* WHAT YOU WILL DO:
Begin at the top of the entries below and write out every line through the one containing "const fmt = v", excluding pictures.

------------------------------------------------------------------------

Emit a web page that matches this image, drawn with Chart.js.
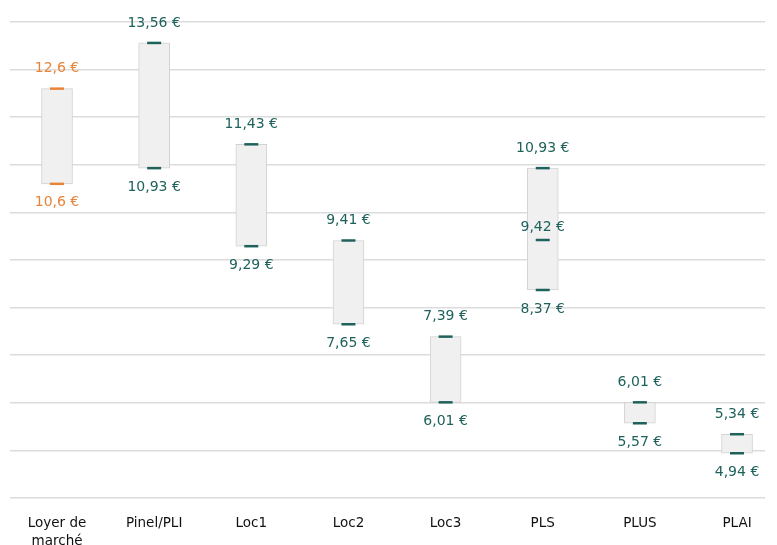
<!DOCTYPE html>
<html>
<head>
<meta charset="utf-8">
<script src="https://cdn.jsdelivr.net/npm/chart.js@4.4.1/dist/chart.umd.min.js"></script>
<style>
  html, body { margin: 0; padding: 0; background: #fff; }
</style>
</head>
<body>
<canvas id="graphLoyers" width="777" height="545"></canvas>
<script>
// Loyers au m² par dispositif (min / max)
const categories = [["Loyer de", "marché"], "Pinel/PLI", "Loc1", "Loc2", "Loc3", "PLS", "PLUS", "PLAI"];
const loyerMin = [10.6, 10.93, 9.29, 7.65, 6.01, 8.37, 5.57, 4.94];
const loyerMax = [12.6, 13.56, 11.43, 9.41, 7.39, 10.93, 6.01, 5.34];
const loyerMilieu = [null, null, null, null, null, 9.42, null, null];
const yTicks = [4, 5, 6, 7, 8, 9, 10, 11, 12, 13, 14];

const TEAL = "#1f625c";
const ORANGE = "#e8843a";
const couleurs = categories.map((c, i) => i === 0 ? ORANGE : TEAL);

const fmt = v => String(v).replace(".", ",") + " €";

// étiquettes des valeurs au-dessus / en dessous des barres
const etiquettes = {
  id: "etiquettes",
  afterDatasetsDraw(chart) {
    const ctx = chart.ctx;
    const xs = chart.scales.x, ys = chart.scales.y;
    ctx.save();
    ctx.font = "14px 'DejaVu Sans'";
    ctx.textAlign = "center";
    ctx.textBaseline = "middle";
    categories.forEach((c, i) => {
      const x = xs.getPixelForValue(i);
      ctx.fillStyle = couleurs[i];
      ctx.fillText(fmt(loyerMax[i]), x, ys.getPixelForValue(loyerMax[i]) - 20);
      ctx.fillText(fmt(loyerMin[i]), x, ys.getPixelForValue(loyerMin[i]) + 19);
      if (loyerMilieu[i] != null) {
        ctx.fillText(fmt(loyerMilieu[i]), x, ys.getPixelForValue(loyerMilieu[i]) - 13);
      }
    });
    ctx.restore();
  }
};

const marqueur = (vals) => ({
  type: "scatter",
  order: 1,
  data: vals.map((v, i) => ({ x: i, y: v })),
  pointStyle: "line",
  radius: 7,
  hoverRadius: 7,
  borderWidth: 2.5,
  borderColor: couleurs,
  backgroundColor: couleurs
});

new Chart(document.getElementById("graphLoyers"), {
  type: "bar",
  data: {
    datasets: [
      {
        order: 2,
        data: loyerMin.map((v, i) => ({ x: i, y: [v, loyerMax[i]] })),
        backgroundColor: "#f0f0f0",
        borderColor: "#d2d2d2",
        borderWidth: 1,
        borderSkipped: false,
        barThickness: 31
      },
      marqueur(loyerMax),
      marqueur(loyerMin),
      marqueur(loyerMilieu)
    ]
  },
  options: {
    responsive: false,
    animation: false,
    devicePixelRatio: 1,
    layout: { padding: { left: 10, right: 12, top: 22, bottom: 0 } },
    plugins: {
      legend: { display: false },
      tooltip: { enabled: false }
    },
    scales: {
      x: {
        type: "linear",
        offset: false,
        min: -0.484,
        max: 7.288,
        grid: { display: false, drawTicks: false },
        border: { display: false },
        afterBuildTicks: (axis) => {
          axis.ticks = categories.map((c, i) => ({ value: i }));
        },
        afterFit: (axis) => { axis.height = 47; },
        ticks: {
          autoSkip: false,
          maxRotation: 0,
          padding: 16,
          color: "#111",
          font: { family: "'DejaVu Sans'", size: 13.5, lineHeight: 1.35 },
          callback: (v) => categories[v] ?? ""
        }
      },
      y: {
        min: yTicks[0],
        max: yTicks[yTicks.length - 1],
        afterBuildTicks: (axis) => {
          axis.ticks = yTicks.map(v => ({ value: v }));
        },
        ticks: { display: false },
        grid: { color: "#dcdcdc", lineWidth: 1.5, drawTicks: false },
        border: { display: false }
      }
    }
  },
  plugins: [etiquettes]
});
</script>
</body>
</html>
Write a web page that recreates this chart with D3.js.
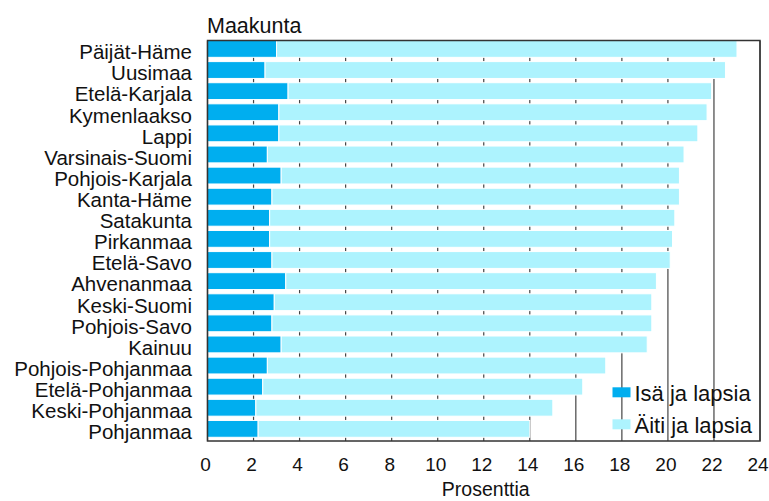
<!DOCTYPE html>
<html>
<head>
<meta charset="utf-8">
<script src="https://cdn.jsdelivr.net/npm/d3@7"></script>
<style>
  body { margin: 0; background: #fff; }
  text { font-family: "Liberation Sans", Arial, sans-serif; fill: #111; }
</style>
</head>
<body>
<div id="chart"></div>
<script>
// Regions (top to bottom)
const regions = ["Päijät-Häme", "Uusimaa", "Etelä-Karjala", "Kymenlaakso", "Lappi",
    "Varsinais-Suomi", "Pohjois-Karjala", "Kanta-Häme", "Satakunta", "Pirkanmaa",
    "Etelä-Savo", "Ahvenanmaa", "Keski-Suomi", "Pohjois-Savo", "Kainuu",
    "Pohjois-Pohjanmaa", "Etelä-Pohjanmaa", "Keski-Pohjanmaa", "Pohjanmaa"];

// Isä ja lapsia (%)
const isaValues = [3.0, 2.5, 3.5, 3.1, 3.1, 2.6, 3.2, 2.8, 2.7, 2.7,
    2.8, 3.4, 2.9, 2.8, 3.2, 2.6, 2.4, 2.1, 2.2];

// Äiti ja lapsia (%)
const aitiValues = [20.0, 20.0, 18.4, 18.6, 18.2, 18.1, 17.3, 17.7, 17.6, 17.5,
    17.3, 16.1, 16.4, 16.5, 15.9, 14.7, 13.9, 12.9, 11.8];

const seriesNames = ["Isä ja lapsia", "Äiti ja lapsia"];
const seriesColors = ["#00aeef", "#adf3fe"];
const xTicks = d3.range(0, 25, 2);

function init() {
    const width = 769, height = 501;
    const margin = { top: 41, right: 9, bottom: 60, left: 207.5 };

    const svg = d3.select("#chart").append("svg")
        .attr("width", width)
        .attr("height", height);

    const x = d3.scaleLinear()
        .domain([0, 24])
        .range([margin.left, width - margin.right]);

    const y = d3.scaleBand()
        .domain(regions)
        .range([margin.top, height - margin.bottom])
        .paddingInner(0.25)
        .paddingOuter(0.1)
        .align(0);

    // vertical grid lines behind bars
    svg.append("g")
        .selectAll("line")
        .data(xTicks)
        .enter().append("line")
        .attr("x1", d => x(d)).attr("x2", d => x(d))
        .attr("y1", margin.top).attr("y2", height - margin.bottom)
        .attr("stroke", "#444")
        .attr("stroke-width", 1.2);

    // stacked bars
    const rows = regions.map((r, i) => ({ region: r, isa: isaValues[i], aiti: aitiValues[i] }));
    const stack = d3.stack().keys(["isa", "aiti"])(rows);

    svg.append("g")
        .selectAll("g")
        .data(stack)
        .enter().append("g")
        .attr("fill", (d, i) => seriesColors[i])
        .selectAll("rect")
        .data(d => d)
        .enter().append("rect")
        .attr("x", d => x(d[0]))
        .attr("y", d => y(d.data.region) - 0.5)
        .attr("width", d => x(d[1]) - x(d[0]))
        .attr("height", y.bandwidth() + 1)
        .attr("stroke", "#fff")
        .attr("stroke-width", 1);

    // frame
    svg.append("rect")
        .attr("x", margin.left)
        .attr("y", margin.top - 0.5)
        .attr("width", x(24) - margin.left)
        .attr("height", height - margin.bottom - margin.top + 0.5)
        .attr("fill", "none")
        .attr("stroke", "#333")
        .attr("stroke-width", 1.5);

    // region labels
    svg.append("g")
        .selectAll("text")
        .data(regions)
        .enter().append("text")
        .attr("x", 192)
        .attr("y", d => y(d) + y.bandwidth() / 2 + 10.3)
        .attr("text-anchor", "end")
        .attr("font-size", 20.5)
        .text(d => d);

    // x tick labels
    svg.append("g")
        .selectAll("text")
        .data(xTicks)
        .enter().append("text")
        .attr("x", d => x(d) - 2)
        .attr("y", 470.5)
        .attr("text-anchor", "middle")
        .attr("font-size", 19)
        .text(d => d);

    // titles
    svg.append("text")
        .attr("x", 207)
        .attr("y", 33)
        .attr("font-size", 21.5)
        .text("Maakunta");

    svg.append("text")
        .attr("x", (x(0) + x(24)) / 2 + 2)
        .attr("y", 496)
        .attr("text-anchor", "middle")
        .attr("font-size", 19.5)
        .text("Prosenttia");

    // legend
    const legend = svg.append("g")
        .selectAll("g")
        .data(seriesNames)
        .enter().append("g")
        .attr("transform", (d, i) => `translate(612.5, ${387.3 + i * 32})`);

    legend.append("rect")
        .attr("width", 18)
        .attr("height", 10)
        .attr("fill", (d, i) => seriesColors[i]);

    legend.append("text")
        .attr("x", 22)
        .attr("y", 13.5)
        .attr("font-size", 22)
        .text(d => d);
}
window.onload = init;
</script>
</body>
</html>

------------------------------------------------------------------------

* COMPLETED EXERCISE:
Emit a web page that matches this image, drawn with Chart.js.
<!DOCTYPE html>
<html>
<head>
<meta charset="utf-8">
<script src="https://cdn.jsdelivr.net/npm/chart.js@4.4.1/dist/chart.umd.min.js"></script>
<style>
  html, body { margin: 0; padding: 0; background: #fff; }
</style>
</head>
<body>
<canvas id="graphLoyers" width="777" height="545"></canvas>
<script>
// Loyers au m² par dispositif (min / max)
const categories = [["Loyer de", "marché"], "Pinel/PLI", "Loc1", "Loc2", "Loc3", "PLS", "PLUS", "PLAI"];
const loyerMin = [10.6, 10.93, 9.29, 7.65, 6.01, 8.37, 5.57, 4.94];
const loyerMax = [12.6, 13.56, 11.43, 9.41, 7.39, 10.93, 6.01, 5.34];
const loyerMilieu = [null, null, null, null, null, 9.42, null, null];
const yTicks = [4, 5, 6, 7, 8, 9, 10, 11, 12, 13, 14];

const TEAL = "#1f625c";
const ORANGE = "#e8843a";
const couleurs = categories.map((c, i) => i === 0 ? ORANGE : TEAL);

const fmt = v => String(v).replace(".", ",") + " €";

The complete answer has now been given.